Seizing Opportunity in a Kinked Yield Curve: Why Now Is the Time to Act?
This isn’t your classic yield curve inversion—it’s a kink in the yield curve. And where most economic pundits see a structural red flag, smart business leaders are positioning for the future.
Yes, the Fed’s signaling two rate cuts before year-end; typically, a harbinger of coming economic softness. But long-end yields are pricing in something different—resurgent inflation, expansion, or both. At this point the market nor the economy seem to be cracking.
Look around
- Equities aren’t retreating—they’re making new highs.
- Labor markets aren’t cracking—they’re holding firm, with wages up 3.9% YoY.
- Consumers aren’t pulling back—they’re absorbing shocks and staying in the game.
This isn’t recessionary behavior. It looks like an economy coiled for growth.
And yet—one overhang remains: the passage of the “Big Beautiful Bill.” If it stalls, the rally may stall with it. But if it crosses the finish line, it could unlock fiscal tailwinds and supercharge risk asset pricing.

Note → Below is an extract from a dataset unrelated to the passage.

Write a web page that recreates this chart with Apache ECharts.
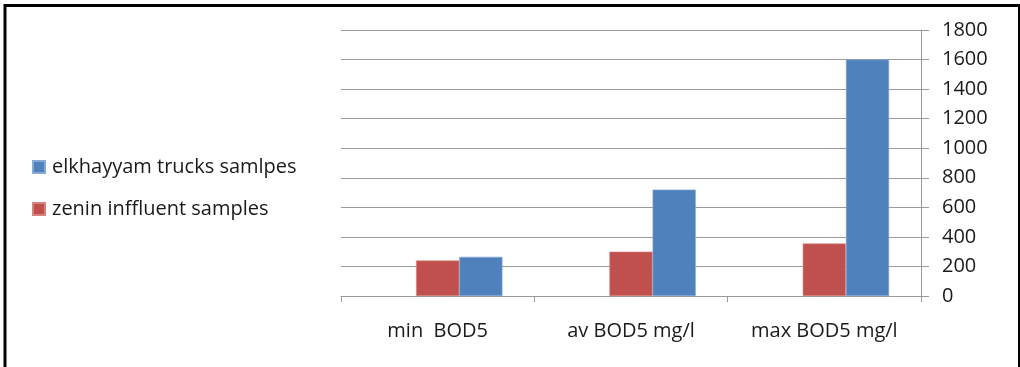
<!DOCTYPE html>
<html>
<head>
<meta charset="utf-8">
<script src="https://cdn.jsdelivr.net/npm/echarts@6/dist/echarts.min.js"></script>
<style>
  html, body { margin: 0; padding: 0; background: #fff; }
  #chart { width: 1020px; height: 367px; }
</style>
</head>
<body>
<div id="chart"></div>
<script>
// BOD5 readings for the two sampling points
const categories = ['min  BOD5', 'av BOD5 mg/l', 'max BOD5 mg/l'];
const zeninInfluent = [240, 300, 355];
const elkhayyamTrucks = [265, 720, 1600];
const seriesNames = ['elkhayyam trucks samlpes', 'zenin inffluent samples'];

const FONT = '"Open Sans", Lato, sans-serif';
const TEXT_SIZE = 20;
const GRID_GRAY = '#9a9a9a';

const chart = echarts.init(document.getElementById('chart'), null, { renderer: 'canvas' });

chart.setOption({
  backgroundColor: '#ffffff',
  animation: false,
  textStyle: { fontFamily: FONT },
  graphic: [{
    type: 'rect',
    shape: { x: 5, y: 5.5, width: 1014.5, height: 420 },
    style: { fill: 'none', stroke: '#000', lineWidth: 3 },
    silent: true
  }],
  legend: {
    orient: 'vertical',
    left: 32,
    top: 157,
    padding: 0,
    itemWidth: 12,
    itemHeight: 12,
    itemGap: 22,
    icon: 'rect',
    data: seriesNames,
    textStyle: {
      fontFamily: FONT, fontSize: TEXT_SIZE, lineHeight: 20, color: '#1a1a1a',
      padding: [0, 0, 0, 2]
    }
  },
  grid: { left: 341, right: 99, top: 30, bottom: 71, containLabel: false },
  xAxis: {
    type: 'category',
    data: categories,
    boundaryGap: true,
    axisLine: { show: true, lineStyle: { color: GRID_GRAY, width: 1 } },
    axisTick: { show: true, length: 6, lineStyle: { color: GRID_GRAY } },
    axisLabel: { margin: 25, fontFamily: FONT, fontSize: TEXT_SIZE, color: '#1a1a1a' }
  },
  yAxis: {
    type: 'value',
    position: 'right',
    min: 0,
    max: 1800,
    interval: 200,
    axisLine: { show: true, lineStyle: { color: GRID_GRAY, width: 1 } },
    axisTick: { show: true, inside: false, length: 8, lineStyle: { color: GRID_GRAY } },
    axisLabel: {
      margin: 21, fontFamily: FONT, fontSize: TEXT_SIZE, color: '#1a1a1a', align: 'left',
      formatter: (v) => String(v)
    },
    splitLine: { show: true, lineStyle: { color: GRID_GRAY, width: 1 } }
  },
  series: [
    {
      // empty leading slot of each cluster
      name: '',
      type: 'bar',
      data: [null, null, null],
      barGap: '0%',
      barCategoryGap: '33%'
    },
    {
      name: seriesNames[1],
      type: 'bar',
      data: zeninInfluent,
      barGap: '0%',
      barCategoryGap: '33%',
      itemStyle: { color: '#C0504D', borderColor: '#D5837F', borderWidth: 0.6 }
    },
    {
      name: seriesNames[0],
      type: 'bar',
      data: elkhayyamTrucks,
      barGap: '0%',
      barCategoryGap: '33%',
      itemStyle: { color: '#4F81BD', borderColor: '#86A9D6', borderWidth: 0.6 }
    }
  ]
});
</script>
</body>
</html>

If you’re a business leader, this isn’t the moment to hunker down—it’s time to lean in. Those prepared to act with velocity will find capital not just available, but eager—at Bankers Edge we are advising our clients to:
- Reassess your capital stack—optimize for agility to take advantage of dislocation in valuations or supply chain resets.
- Line up dry powder—whether through credit, equity, or hybrids, now is the time to secure flexible capital at today’s terms, not tomorrow’s premiums.
- Position for bold moves—whether it’s tuck-ins, carve-outs, joint ventures, or infrastructure scale-ups, transactions executed in the next two quarters could define the decade.